**Objective**. Output the material word for word. Leave each picture out.

**Data excerpt**.

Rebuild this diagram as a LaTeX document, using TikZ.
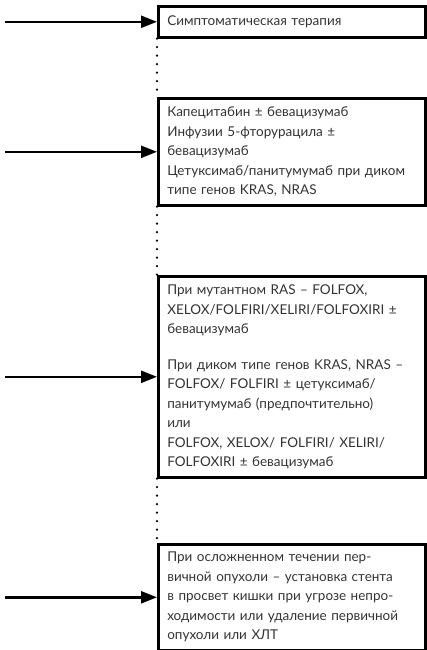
\documentclass[tikz,border=0pt]{standalone}
\usepackage{fontspec}
\setmainfont{Lato}
\usetikzlibrary{arrows.meta}

\begin{document}
\begin{tikzpicture}[x=1pt,y=-1pt,
  box/.style={draw, line width=2.6pt, anchor=north west, text width=249pt,
    inner xsep=9pt, align=left, text=black!80,
    font=\fontsize{13.5}{19.5}\selectfont},
  arr/.style={line width=2.4pt, -{Triangle[length=16pt,width=12pt]}},
  dots/.style={line width=2.4pt, dash pattern=on 0pt off 8.5pt, line cap=round}]

\useasboundingbox (0,0) rectangle (427,650);

% Treatment boxes
\node[box, minimum height=31pt] (symp) at (157,5) {Симптоматическая терапия};
\node[box, minimum height=107pt] (cape) at (157,97) {Капецитабин ± бевацизумаб\\
Инфузии 5-фторурацила ±\\
бевацизумаб\\
Цетуксимаб/панитумумаб при диком\\
типе генов KRAS, NRAS};
\node[box, minimum height=201pt] (folf) at (157,275) {При мутантном RAS – FOLFOX,\\
XELOX/FOLFIRI/XELIRI/FOLFOXIRI ±\\
бевацизумаб\\[16pt]
При диком типе генов KRAS, NRAS –\\
FOLFOX/ FOLFIRI ± цетуксимаб/\\
панитумумаб (предпочтительно)\\
или\\
FOLFOX, XELOX/ FOLFIRI/ XELIRI/\\
FOLFOXIRI ± бевацизумаб};
\node[box, minimum height=106pt] (stent) at (157,543) {При осложненном течении пер-\\
вичной опухоли – установка стента\\
в просвет кишки при угрозе непро-\\
ходимости или удаление первичной\\
опухоли или ХЛТ};

% Arrow tails
\coordinate (t1) at ([xshift=-152pt]symp.west);
\coordinate (t2) at ([xshift=-152pt]cape.west);
\coordinate (t3) at ([xshift=-152pt]folf.west);
\coordinate (t4) at ([xshift=-152pt]stent.west);

% Arrows
\draw[arr] (t1) -- (symp.west);
\draw[arr] (t2) -- (cape.west);
\draw[arr] (t3) -- (folf.west);
\draw[arr] (t4) -- (stent.west);

% Dotted links
\draw[dots] (symp.south west) -- (cape.north west);
\draw[dots] (cape.south west) -- (folf.north west);
\draw[dots] (folf.south west) -- (stent.north west);

\end{tikzpicture}
\end{document}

**Result**.
Rebuild this diagram as a LaTeX document, using TikZ.
\documentclass[tikz,border=0pt]{standalone}
\usepackage{fontspec}
\setmainfont{Lato}
\usetikzlibrary{arrows.meta}

\begin{document}
\begin{tikzpicture}[x=1pt,y=-1pt,
  box/.style={draw, line width=2.6pt, anchor=north west, text width=249pt,
    inner xsep=9pt, align=left, text=black!80,
    font=\fontsize{13.5}{19.5}\selectfont},
  arr/.style={line width=2.4pt, -{Triangle[length=16pt,width=12pt]}},
  dots/.style={line width=2.4pt, dash pattern=on 0pt off 8.5pt, line cap=round}]

\useasboundingbox (0,0) rectangle (427,650);

% Treatment boxes
\node[box, minimum height=31pt] (symp) at (157,5) {Симптоматическая терапия};
\node[box, minimum height=107pt] (cape) at (157,97) {Капецитабин ± бевацизумаб\\
Инфузии 5-фторурацила ±\\
бевацизумаб\\
Цетуксимаб/панитумумаб при диком\\
типе генов KRAS, NRAS};
\node[box, minimum height=201pt] (folf) at (157,275) {При мутантном RAS – FOLFOX,\\
XELOX/FOLFIRI/XELIRI/FOLFOXIRI ±\\
бевацизумаб\\[16pt]
При диком типе генов KRAS, NRAS –\\
FOLFOX/ FOLFIRI ± цетуксимаб/\\
панитумумаб (предпочтительно)\\
или\\
FOLFOX, XELOX/ FOLFIRI/ XELIRI/\\
FOLFOXIRI ± бевацизумаб};
\node[box, minimum height=106pt] (stent) at (157,543) {При осложненном течении пер-\\
вичной опухоли – установка стента\\
в просвет кишки при угрозе непро-\\
ходимости или удаление первичной\\
опухоли или ХЛТ};

% Arrow tails
\coordinate (t1) at ([xshift=-152pt]symp.west);
\coordinate (t2) at ([xshift=-152pt]cape.west);
\coordinate (t3) at ([xshift=-152pt]folf.west);
\coordinate (t4) at ([xshift=-152pt]stent.west);

% Arrows
\draw[arr] (t1) -- (symp.west);
\draw[arr] (t2) -- (cape.west);
\draw[arr] (t3) -- (folf.west);
\draw[arr] (t4) -- (stent.west);

% Dotted links
\draw[dots] (symp.south west) -- (cape.north west);
\draw[dots] (cape.south west) -- (folf.north west);
\draw[dots] (folf.south west) -- (stent.north west);

\end{tikzpicture}
\end{document}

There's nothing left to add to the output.